Philosophe thomiste, Maritain a joué également un rôle énorme auprès des milieux littéraires de l’entre-deux guerres, aussi bien auprès des catholiques Julien Green que François Mauriac que de non catholiques (dont il espérait la conversion) comme Cocteau. Issu des milieux de gauche, proche de Péguy, avec lequel il se montra maladroit, un temps dans le cercle des intellectuels de la sphère de l’Action Française, Maritain se rapprocha après 1926 et la condamnation papale de l’A.F. des catholiques de gauche (Sept) et de Mounier. Homme de foi, vivant comme un moine dans le monde, il finira ses jours chez les Petits Frères de Jésus.
La particularité de la biographie écrite par Jean-Luc Barré (aujourd’hui directeur de la collection Bouquins) est qu’elle s’attache, non au seul Maritain, mais au couple Maritain, celui que Jacques formait avec son épouse Raïssa (1883-1960).

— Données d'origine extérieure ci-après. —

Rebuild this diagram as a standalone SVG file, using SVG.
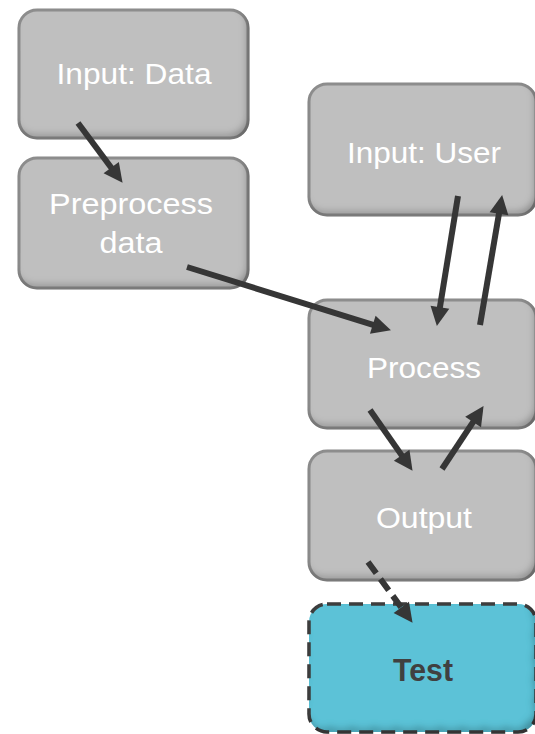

Il s’agit d’un ouvrage grand public, réédité aujourd’hui en format de poche (Tempus, 646 pages, 12€). En s’attachant au couple Maritain, marié mais tenu par un vœu de chasteté, Jean-Luc Barré permet de mieux saisir ce que fut Maritain qui ne s’explique pas et ne se comprend pas sans sa femme, et, dans une moindre mesure, de sa belle-sœur, Véra, qui resta toute sa vie durant auprès du couple Maritain.